Task prompt: Print the lines of the listing below verbatim from its first line through the line bearing "(8,8) -- (1098,8);". Any pictures are to be omitted.

Material provided:
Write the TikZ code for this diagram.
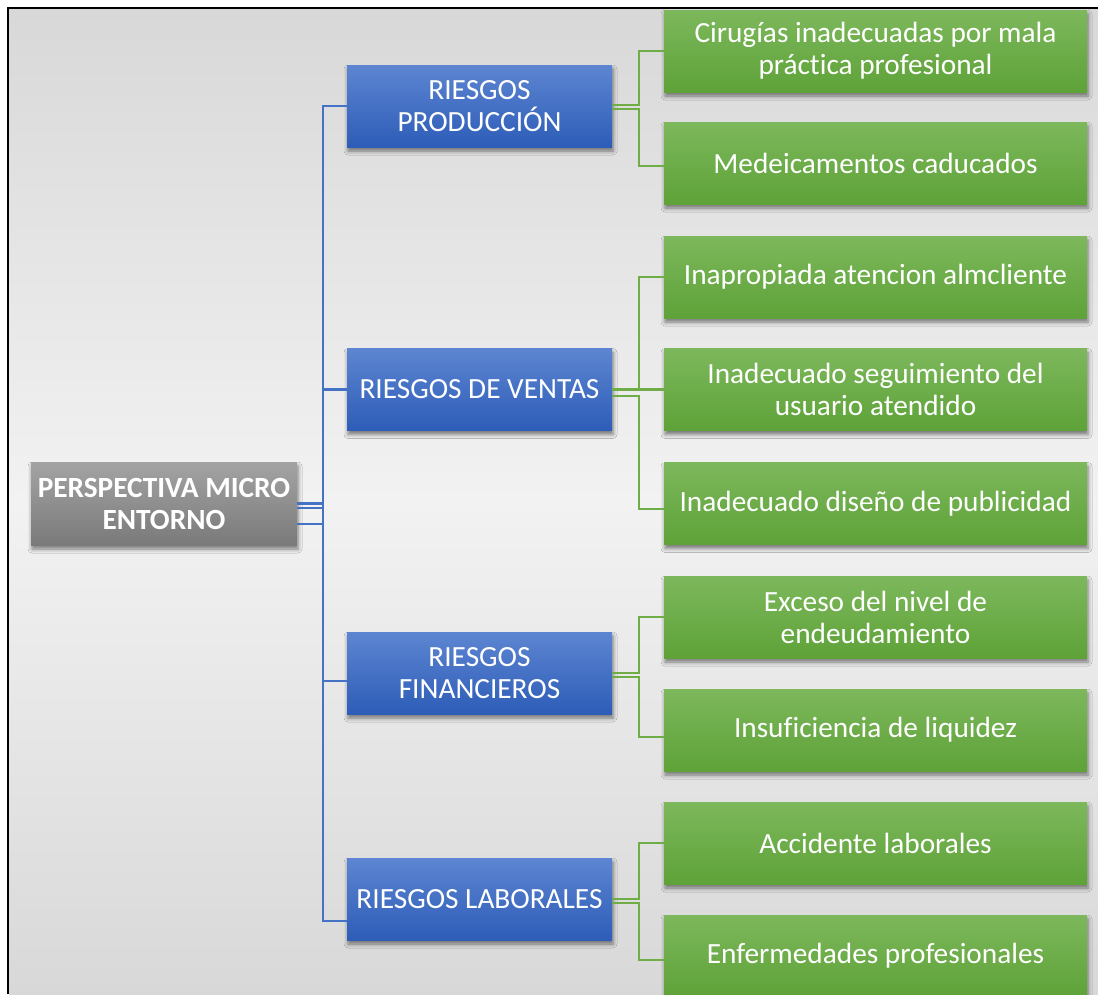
\documentclass[tikz,border=0pt]{standalone}
\usepackage{fontspec}
\setmainfont{Carlito}[Ligatures={NoCommon}]
\usetikzlibrary{shadows.blur}
\definecolor{bgA}{HTML}{D8D8D8}
\definecolor{bgB}{HTML}{F2F2F2}
\definecolor{blueT}{HTML}{5D85D1}
\definecolor{blueB}{HTML}{2D5DB8}
\definecolor{greenT}{HTML}{7DB85C}
\definecolor{greenB}{HTML}{5EA238}
\definecolor{grayT}{HTML}{A3A3A3}
\definecolor{grayB}{HTML}{7A7A7A}
\definecolor{bline}{HTML}{4472C4}
\definecolor{gline}{HTML}{70AD47}
\tikzset{
  boxbase/.style={rectangle, inner sep=0pt, text=white, align=center,
    font=\fontsize{29.3}{32}\selectfont,
    blur shadow={shadow xshift=1pt, shadow yshift=-4pt, shadow blur radius=4pt, shadow opacity=50}},
  rootbox/.style={boxbase, minimum width=266pt, minimum height=83pt,
    top color=grayT, bottom color=grayB, font=\fontsize{29.3}{32}\selectfont\bfseries},
  bluebox/.style={boxbase, minimum width=265pt, minimum height=82pt,
    top color=blueT, bottom color=blueB},
  greenbox/.style={boxbase, minimum width=423pt, minimum height=82pt,
    top color=greenT, bottom color=greenB},
  bcon/.style={draw=bline, line width=2.4pt},
  gcon/.style={draw=gline, line width=2.4pt}
}
\begin{document}
\begin{tikzpicture}[x=1pt,y=-1pt]
\useasboundingbox (0,0) rectangle (1098,994);
\fill[white] (0,0) rectangle (1098,994);
\shade[top color=bgA, bottom color=bgA, middle color=bgB] (9,9) rectangle (1098,994);
\draw[black, line width=2.5pt] (8,994) -- (8,8) -- (1098,8);

% nodes
\node[rootbox] (root) at (164,503.5) {PERSPECTIVA MICRO\\ENTORNO};

\node[bluebox] (p) at (479.5,106) {RIESGOS\\PRODUCCIÓN};
\node[bluebox] (v) at (479.5,389.5) {RIESGOS DE VENTAS};
\node[bluebox] (f) at (479.5,673) {RIESGOS\\FINANCIEROS};
\node[bluebox] (l) at (479.5,899) {RIESGOS LABORALES};

\node[greenbox] (g1) at (875.5,51) {Cirugías inadecuadas por mala\\práctica profesional};
\node[greenbox] (g2) at (875.5,163) {Medeicamentos caducados};
\node[greenbox] (g3) at (875.5,277) {Inapropiada atencion almcliente};
\node[greenbox] (g4) at (875.5,389.5) {Inadecuado seguimiento del\\usuario atendido};
\node[greenbox] (g5) at (875.5,503.5) {Inadecuado diseño de publicidad};
\node[greenbox] (g6) at (875.5,617) {Exceso del nivel de\\endeudamiento};
\node[greenbox] (g7) at (875.5,730) {Insuficiencia de liquidez};
\node[greenbox] (g8) at (875.5,843) {Accidente laborales};
\node[greenbox] (g9) at (875.5,956) {Enfermedades profesionales};

% blue connectors
\draw[bcon] (root.east) -- ++(26,0) |- (p.west);
\draw[bcon] ([yshift=-4.5pt]root.east) -- ++(26,0) |- (v.west);
\draw[bcon] (root.east) -- ++(26,0) |- ([yshift=-8pt]f.west);
\draw[bcon] ([yshift=-20.5pt]root.east) -- ++(26,0) |- ([yshift=-22pt]l.west);

% green connectors
\draw[gcon] ([yshift=1pt]p.east) -- ++(27,0) |- (g1.west);
\draw[gcon] ([yshift=-3pt]p.east) -- ++(27,0) |- ([yshift=-3pt]g2.west);
\draw[gcon] (v.east) -- ++(27,0) |- (g3.west);
\draw[gcon] (v.east) -- (g4.west);
\draw[gcon] ([yshift=-6.5pt]v.east) -- ++(27,0) |- ([yshift=-5.5pt]g5.west);
\draw[gcon] (f.east) -- ++(27,0) |- (g6.west);
\draw[gcon] ([yshift=-4pt]f.east) -- ++(27,0) |- ([yshift=-7pt]g7.west);
\draw[gcon] (l.east) -- ++(27,0) |- (g8.west);
\draw[gcon] ([yshift=-4pt]l.east) -- ++(27,0) |- ([yshift=-4pt]g9.west);
\end{tikzpicture}
\end{document}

Output of the task:
Write the TikZ code for this diagram.
\documentclass[tikz,border=0pt]{standalone}
\usepackage{fontspec}
\setmainfont{Carlito}[Ligatures={NoCommon}]
\usetikzlibrary{shadows.blur}
\definecolor{bgA}{HTML}{D8D8D8}
\definecolor{bgB}{HTML}{F2F2F2}
\definecolor{blueT}{HTML}{5D85D1}
\definecolor{blueB}{HTML}{2D5DB8}
\definecolor{greenT}{HTML}{7DB85C}
\definecolor{greenB}{HTML}{5EA238}
\definecolor{grayT}{HTML}{A3A3A3}
\definecolor{grayB}{HTML}{7A7A7A}
\definecolor{bline}{HTML}{4472C4}
\definecolor{gline}{HTML}{70AD47}
\tikzset{
  boxbase/.style={rectangle, inner sep=0pt, text=white, align=center,
    font=\fontsize{29.3}{32}\selectfont,
    blur shadow={shadow xshift=1pt, shadow yshift=-4pt, shadow blur radius=4pt, shadow opacity=50}},
  rootbox/.style={boxbase, minimum width=266pt, minimum height=83pt,
    top color=grayT, bottom color=grayB, font=\fontsize{29.3}{32}\selectfont\bfseries},
  bluebox/.style={boxbase, minimum width=265pt, minimum height=82pt,
    top color=blueT, bottom color=blueB},
  greenbox/.style={boxbase, minimum width=423pt, minimum height=82pt,
    top color=greenT, bottom color=greenB},
  bcon/.style={draw=bline, line width=2.4pt},
  gcon/.style={draw=gline, line width=2.4pt}
}
\begin{document}
\begin{tikzpicture}[x=1pt,y=-1pt]
\useasboundingbox (0,0) rectangle (1098,994);
\fill[white] (0,0) rectangle (1098,994);
\shade[top color=bgA, bottom color=bgA, middle color=bgB] (9,9) rectangle (1098,994);
\draw[black, line width=2.5pt] (8,994) -- (8,8) -- (1098,8);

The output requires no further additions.